** START GIVEN DATA **
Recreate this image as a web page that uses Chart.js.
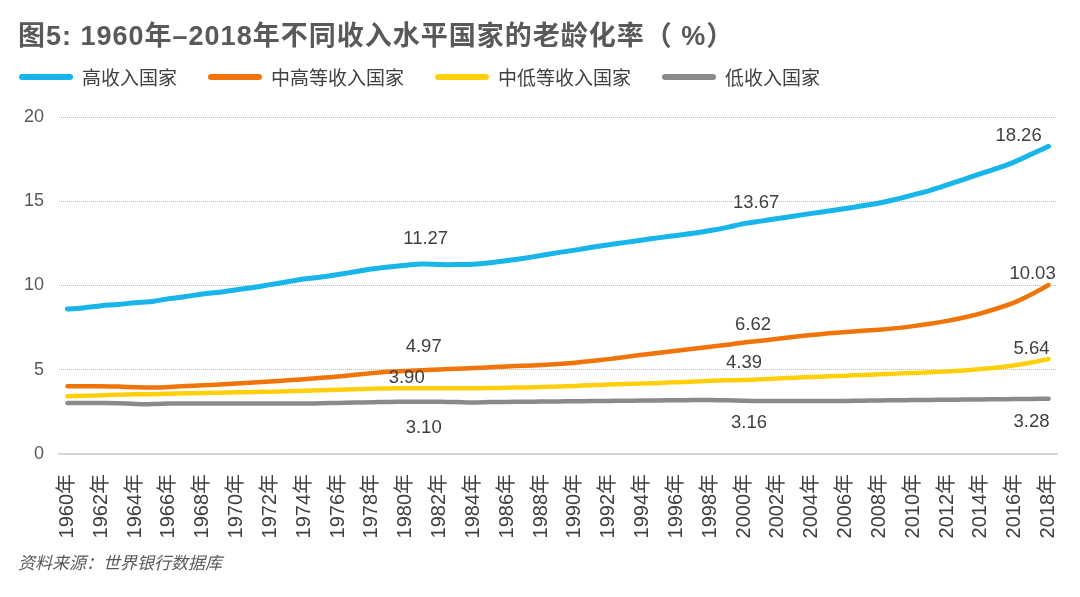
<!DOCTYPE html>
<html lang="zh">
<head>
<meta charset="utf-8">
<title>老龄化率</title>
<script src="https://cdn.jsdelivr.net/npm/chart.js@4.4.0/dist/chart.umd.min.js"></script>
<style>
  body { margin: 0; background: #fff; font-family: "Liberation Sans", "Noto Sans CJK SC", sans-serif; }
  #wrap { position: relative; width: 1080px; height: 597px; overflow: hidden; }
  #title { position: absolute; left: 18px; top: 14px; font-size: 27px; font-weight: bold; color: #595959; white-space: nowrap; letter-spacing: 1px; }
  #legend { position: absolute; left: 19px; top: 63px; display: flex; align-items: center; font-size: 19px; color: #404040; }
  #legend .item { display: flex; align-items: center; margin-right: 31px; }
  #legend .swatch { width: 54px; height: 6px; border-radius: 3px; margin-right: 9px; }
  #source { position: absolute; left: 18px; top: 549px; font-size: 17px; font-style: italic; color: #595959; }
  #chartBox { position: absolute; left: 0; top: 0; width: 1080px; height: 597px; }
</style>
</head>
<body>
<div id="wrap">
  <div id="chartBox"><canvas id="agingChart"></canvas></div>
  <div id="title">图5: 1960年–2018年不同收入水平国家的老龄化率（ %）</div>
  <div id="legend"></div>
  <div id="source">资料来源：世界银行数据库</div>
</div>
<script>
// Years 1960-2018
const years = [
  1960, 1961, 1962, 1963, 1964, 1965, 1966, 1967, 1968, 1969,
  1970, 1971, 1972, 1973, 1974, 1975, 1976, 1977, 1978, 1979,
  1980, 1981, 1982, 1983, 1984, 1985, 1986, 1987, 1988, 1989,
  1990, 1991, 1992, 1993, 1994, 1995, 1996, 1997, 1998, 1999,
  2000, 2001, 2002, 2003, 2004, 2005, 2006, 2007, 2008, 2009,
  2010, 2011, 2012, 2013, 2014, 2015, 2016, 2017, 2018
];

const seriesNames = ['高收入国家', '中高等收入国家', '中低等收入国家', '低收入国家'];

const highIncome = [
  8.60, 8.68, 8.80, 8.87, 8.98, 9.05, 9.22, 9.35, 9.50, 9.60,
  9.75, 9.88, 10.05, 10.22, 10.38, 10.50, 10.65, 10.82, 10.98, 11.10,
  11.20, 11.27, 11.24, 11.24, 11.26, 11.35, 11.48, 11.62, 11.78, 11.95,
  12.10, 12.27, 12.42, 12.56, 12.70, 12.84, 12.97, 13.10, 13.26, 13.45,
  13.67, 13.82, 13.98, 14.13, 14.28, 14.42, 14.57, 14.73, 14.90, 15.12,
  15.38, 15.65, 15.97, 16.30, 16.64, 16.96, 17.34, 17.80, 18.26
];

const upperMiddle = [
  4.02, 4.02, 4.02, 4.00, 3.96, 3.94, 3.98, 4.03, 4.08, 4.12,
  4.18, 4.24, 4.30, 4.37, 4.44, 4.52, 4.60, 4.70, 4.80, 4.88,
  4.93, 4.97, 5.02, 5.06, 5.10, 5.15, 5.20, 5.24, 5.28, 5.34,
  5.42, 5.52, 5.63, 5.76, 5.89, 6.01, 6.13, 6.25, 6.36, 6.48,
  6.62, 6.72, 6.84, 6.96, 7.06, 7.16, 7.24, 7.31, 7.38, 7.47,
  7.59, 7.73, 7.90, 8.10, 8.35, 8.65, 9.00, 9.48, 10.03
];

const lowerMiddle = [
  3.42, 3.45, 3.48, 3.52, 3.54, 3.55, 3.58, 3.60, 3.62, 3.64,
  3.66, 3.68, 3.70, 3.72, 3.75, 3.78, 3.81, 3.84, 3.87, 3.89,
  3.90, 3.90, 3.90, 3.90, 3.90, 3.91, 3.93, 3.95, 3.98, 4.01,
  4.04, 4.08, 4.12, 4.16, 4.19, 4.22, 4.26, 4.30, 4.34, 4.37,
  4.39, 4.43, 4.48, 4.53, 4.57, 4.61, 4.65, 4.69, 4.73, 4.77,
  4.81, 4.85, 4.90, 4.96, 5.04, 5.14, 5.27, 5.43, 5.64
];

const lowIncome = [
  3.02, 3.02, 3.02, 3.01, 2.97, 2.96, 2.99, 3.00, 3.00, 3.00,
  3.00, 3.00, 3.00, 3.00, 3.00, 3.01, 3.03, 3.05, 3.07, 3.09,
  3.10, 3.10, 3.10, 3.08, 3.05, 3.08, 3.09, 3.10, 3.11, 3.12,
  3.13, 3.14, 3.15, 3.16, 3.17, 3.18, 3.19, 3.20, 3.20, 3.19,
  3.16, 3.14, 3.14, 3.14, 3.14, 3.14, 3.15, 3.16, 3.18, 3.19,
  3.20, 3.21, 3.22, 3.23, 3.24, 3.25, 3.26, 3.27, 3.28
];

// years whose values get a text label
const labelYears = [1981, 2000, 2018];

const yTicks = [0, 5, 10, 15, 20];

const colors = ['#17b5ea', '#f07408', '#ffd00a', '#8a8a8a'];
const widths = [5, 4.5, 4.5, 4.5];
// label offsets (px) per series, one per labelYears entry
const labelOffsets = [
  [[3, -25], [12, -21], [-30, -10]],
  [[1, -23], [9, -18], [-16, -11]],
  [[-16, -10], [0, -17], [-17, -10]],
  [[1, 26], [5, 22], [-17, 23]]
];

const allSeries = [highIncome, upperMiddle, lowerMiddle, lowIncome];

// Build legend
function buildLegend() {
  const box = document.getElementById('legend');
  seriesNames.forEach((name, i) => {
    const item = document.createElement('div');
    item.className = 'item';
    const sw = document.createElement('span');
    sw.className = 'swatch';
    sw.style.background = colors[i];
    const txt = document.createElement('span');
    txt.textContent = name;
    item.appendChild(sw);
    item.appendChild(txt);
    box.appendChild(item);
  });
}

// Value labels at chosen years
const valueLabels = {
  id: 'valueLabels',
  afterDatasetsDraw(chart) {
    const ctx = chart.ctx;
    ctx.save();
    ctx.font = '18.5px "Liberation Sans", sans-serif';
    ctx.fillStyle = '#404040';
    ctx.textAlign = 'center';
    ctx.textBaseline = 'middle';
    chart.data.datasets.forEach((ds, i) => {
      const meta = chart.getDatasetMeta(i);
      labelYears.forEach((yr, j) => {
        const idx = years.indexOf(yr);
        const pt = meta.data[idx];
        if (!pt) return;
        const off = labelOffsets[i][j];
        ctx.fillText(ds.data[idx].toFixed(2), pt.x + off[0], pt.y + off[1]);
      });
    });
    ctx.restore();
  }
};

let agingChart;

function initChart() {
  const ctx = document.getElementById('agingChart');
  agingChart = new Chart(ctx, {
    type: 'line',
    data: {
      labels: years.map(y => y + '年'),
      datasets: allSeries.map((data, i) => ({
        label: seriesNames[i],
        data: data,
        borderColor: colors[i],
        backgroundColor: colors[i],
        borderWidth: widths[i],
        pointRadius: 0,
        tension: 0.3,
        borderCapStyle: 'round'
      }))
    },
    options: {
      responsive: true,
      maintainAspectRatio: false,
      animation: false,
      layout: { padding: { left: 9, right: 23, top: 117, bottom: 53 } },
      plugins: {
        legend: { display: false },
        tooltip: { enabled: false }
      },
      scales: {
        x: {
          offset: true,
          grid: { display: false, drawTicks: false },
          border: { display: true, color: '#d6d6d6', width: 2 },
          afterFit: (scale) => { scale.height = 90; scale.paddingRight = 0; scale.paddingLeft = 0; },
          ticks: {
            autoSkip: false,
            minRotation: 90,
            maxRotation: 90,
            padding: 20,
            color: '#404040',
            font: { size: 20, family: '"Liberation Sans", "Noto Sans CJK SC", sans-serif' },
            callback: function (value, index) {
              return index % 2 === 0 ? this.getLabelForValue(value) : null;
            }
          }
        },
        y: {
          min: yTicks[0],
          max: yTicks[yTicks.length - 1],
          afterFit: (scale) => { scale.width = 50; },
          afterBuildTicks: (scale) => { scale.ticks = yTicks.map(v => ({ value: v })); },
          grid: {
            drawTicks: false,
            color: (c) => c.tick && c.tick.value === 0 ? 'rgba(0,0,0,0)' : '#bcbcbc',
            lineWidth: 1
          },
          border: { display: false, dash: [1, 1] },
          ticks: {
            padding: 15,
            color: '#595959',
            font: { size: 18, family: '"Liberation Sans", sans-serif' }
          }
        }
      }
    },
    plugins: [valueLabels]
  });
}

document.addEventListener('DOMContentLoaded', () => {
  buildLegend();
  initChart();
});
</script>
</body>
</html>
** END GIVEN DATA **
Only lines belong in the copy: transcribe those from the start of the data through the line that contains "const seriesNames = ['高收入国家', '中高等收入国家', '中低等收入国家', '低收入国家'];", and skip the pictures.

Recreate this image as a web page that uses Chart.js.
<!DOCTYPE html>
<html lang="zh">
<head>
<meta charset="utf-8">
<title>老龄化率</title>
<script src="https://cdn.jsdelivr.net/npm/chart.js@4.4.0/dist/chart.umd.min.js"></script>
<style>
  body { margin: 0; background: #fff; font-family: "Liberation Sans", "Noto Sans CJK SC", sans-serif; }
  #wrap { position: relative; width: 1080px; height: 597px; overflow: hidden; }
  #title { position: absolute; left: 18px; top: 14px; font-size: 27px; font-weight: bold; color: #595959; white-space: nowrap; letter-spacing: 1px; }
  #legend { position: absolute; left: 19px; top: 63px; display: flex; align-items: center; font-size: 19px; color: #404040; }
  #legend .item { display: flex; align-items: center; margin-right: 31px; }
  #legend .swatch { width: 54px; height: 6px; border-radius: 3px; margin-right: 9px; }
  #source { position: absolute; left: 18px; top: 549px; font-size: 17px; font-style: italic; color: #595959; }
  #chartBox { position: absolute; left: 0; top: 0; width: 1080px; height: 597px; }
</style>
</head>
<body>
<div id="wrap">
  <div id="chartBox"><canvas id="agingChart"></canvas></div>
  <div id="title">图5: 1960年–2018年不同收入水平国家的老龄化率（ %）</div>
  <div id="legend"></div>
  <div id="source">资料来源：世界银行数据库</div>
</div>
<script>
// Years 1960-2018
const years = [
  1960, 1961, 1962, 1963, 1964, 1965, 1966, 1967, 1968, 1969,
  1970, 1971, 1972, 1973, 1974, 1975, 1976, 1977, 1978, 1979,
  1980, 1981, 1982, 1983, 1984, 1985, 1986, 1987, 1988, 1989,
  1990, 1991, 1992, 1993, 1994, 1995, 1996, 1997, 1998, 1999,
  2000, 2001, 2002, 2003, 2004, 2005, 2006, 2007, 2008, 2009,
  2010, 2011, 2012, 2013, 2014, 2015, 2016, 2017, 2018
];

const seriesNames = ['高收入国家', '中高等收入国家', '中低等收入国家', '低收入国家'];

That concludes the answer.